Margo Hughes-Robinson, rabbinic fellow at the Upper West Side’s B’nai Jeshurun, shared her insights into the symbolic foods of Rosh Hashanah and Yom Kippur. 

How does Rosh Hashanah compare to the secular New Year?

Similar to the secular New Year, Rosh Hashanah leads many people to pause and reflect, and try to make changes in their lives. But in contrast to many people’s secular New Year’s resolutions, the spiritual process of teshuva is not a focus on self-improvement, but rather on accountability and repair: of relationships to others, of spiritual discipline, and of our relationship with G-d. 

I’ve heard that Rosh Hashanah is most often associated with sweet foods, especially apples and honey, and with pomegranates. Where did these traditions originate? Are there specific recipes associated with them?

Many people eat sweet food as part of the celebratory Rosh Hashanah meal- honey cake, baklava, apples in honey- as a sign of blessings for a sweet New Year. Some families, especially Jewish communities from the Middle East and North Africa, celebrate with simanim, a ritual where different symbolic foods are eaten to give us the chance to say specific blessings for the first time in the New Year, and that symbolize prosperity. These foods vary depending on people’s cultural backgrounds, but often include pomegranates, black eyed peas, fish heads, gourds, beets, leeks and dates. 

The pomegranate is particularly symbolic in Jewish food cultures. Its many seeds are thought to represent both fertility and the 613 mitzvot. Honey, too, is also strongly associated with the sweetness of Torah and learning- children were traditionally taught to read the Hebrew alphabet for the first time by licking the letters written in honey off of a plate.

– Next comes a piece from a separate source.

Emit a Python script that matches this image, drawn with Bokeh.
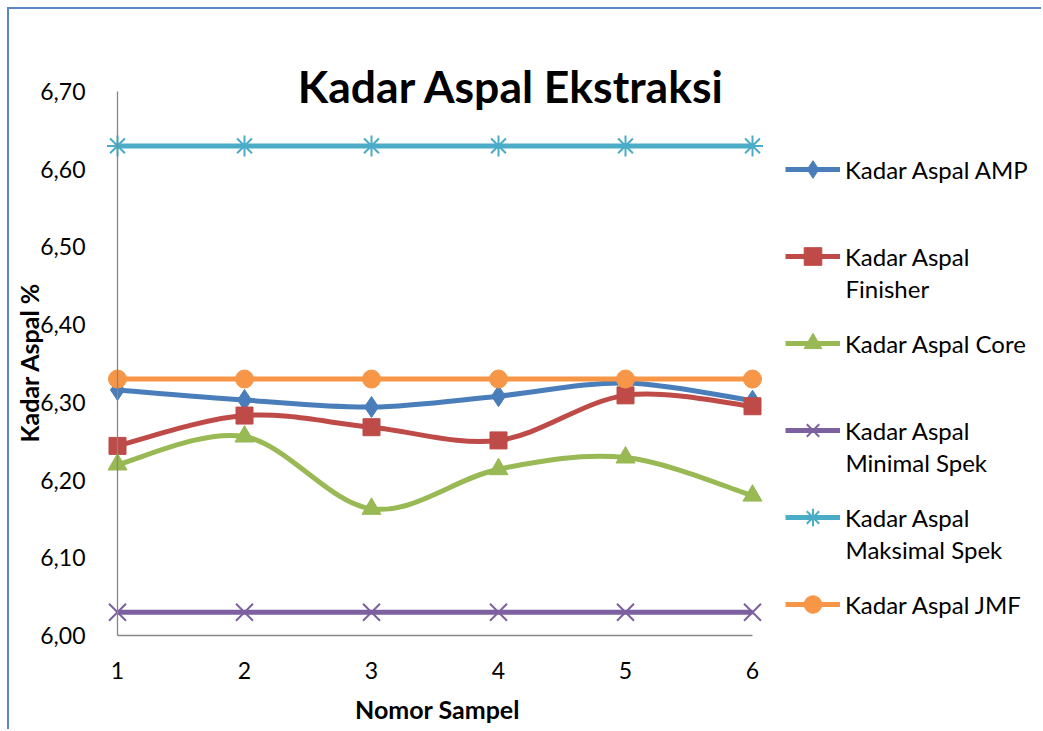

I understand that people fast on Yom Kippur to observe the Day of Atonement. How does fasting fit into this and other Jewish holidays? How do Jewish people understanding the role of fasting in observing their faith? What about feasting? Are there specific meals and traditions associated with breaking the fast?

Traditionally, Jewish people observe two “full” 25 hour fasts each year: one on Yom Kippur, and the other in the summer to mark Tisha B’Av, marking the dates of the destruction of the First and Second Temples in Jerusalem. There are also several other smaller customary fasts, such as Taanit Esther, and Tzom Gedalia, which mark different events in Jewish history. In Jewish tradition, a full fast requires no eating or drinking (not even water!) for 25 hours. In addition, the Yom Kippur fast is accompanied by an eschewal of wearing leather, fine jewelry, makeup, or ostentatious clothing. Many people wear a kittel, a white robe or white clothing, as a symbol of purity and as a nod towards the plain white shrouds that accompany a Jewish burial. 

While the fast on Tisha B’Av is typically understood as a sign of communal mourning, the Yom Kippur fast is a bit more multivalent. The fast is supposed to push us towards a deeper level of teshuva and repentance. Some also view their fasting with the additional intention to transcend the earthly to approach G-d in repentance, their white clothing and fasting mimicking the angels (who in Jewish tradition do not need food or drink). Fasting for some can also be an act of sacred solidarity, as the section of the book of Isaiah we read on Yom Kippur urges us to use our fasting to consider the welfare of the poor and hungry. Fasts are typically broken with light food- often fish and dairy (but not always). In Ashkenazi communities (Jewish people who trace their heritage to Central and Eastern Europe), bagels, smoked fish, egg dishes and kugel (a baked, pudding-like casserole, often with noodles) are typical fare. In Sephardi and Middle Eastern and North African Jewish communities, many opt for fruit, sweet drinks, and nut-flavored sweets, such as date cookies or hariri (almond milk with cardamom), followed by meat dishes. 

Feasting is a major part of traditional Jewish observance. Many holidays and life cycle events are accompanied by a commanded festive meal, called a seudah. A seudah may follow a brit milah, a wedding, the holiday of Purim, a bar or bat mitzvah, or even the completion of a substantial unit of study of sacred texts. Sharing food together is a huge part of Jewish tradition and of family and communal bonding, and is a great way for a wider community to share in the joy of a family experiencing a milestone or a life cycle event!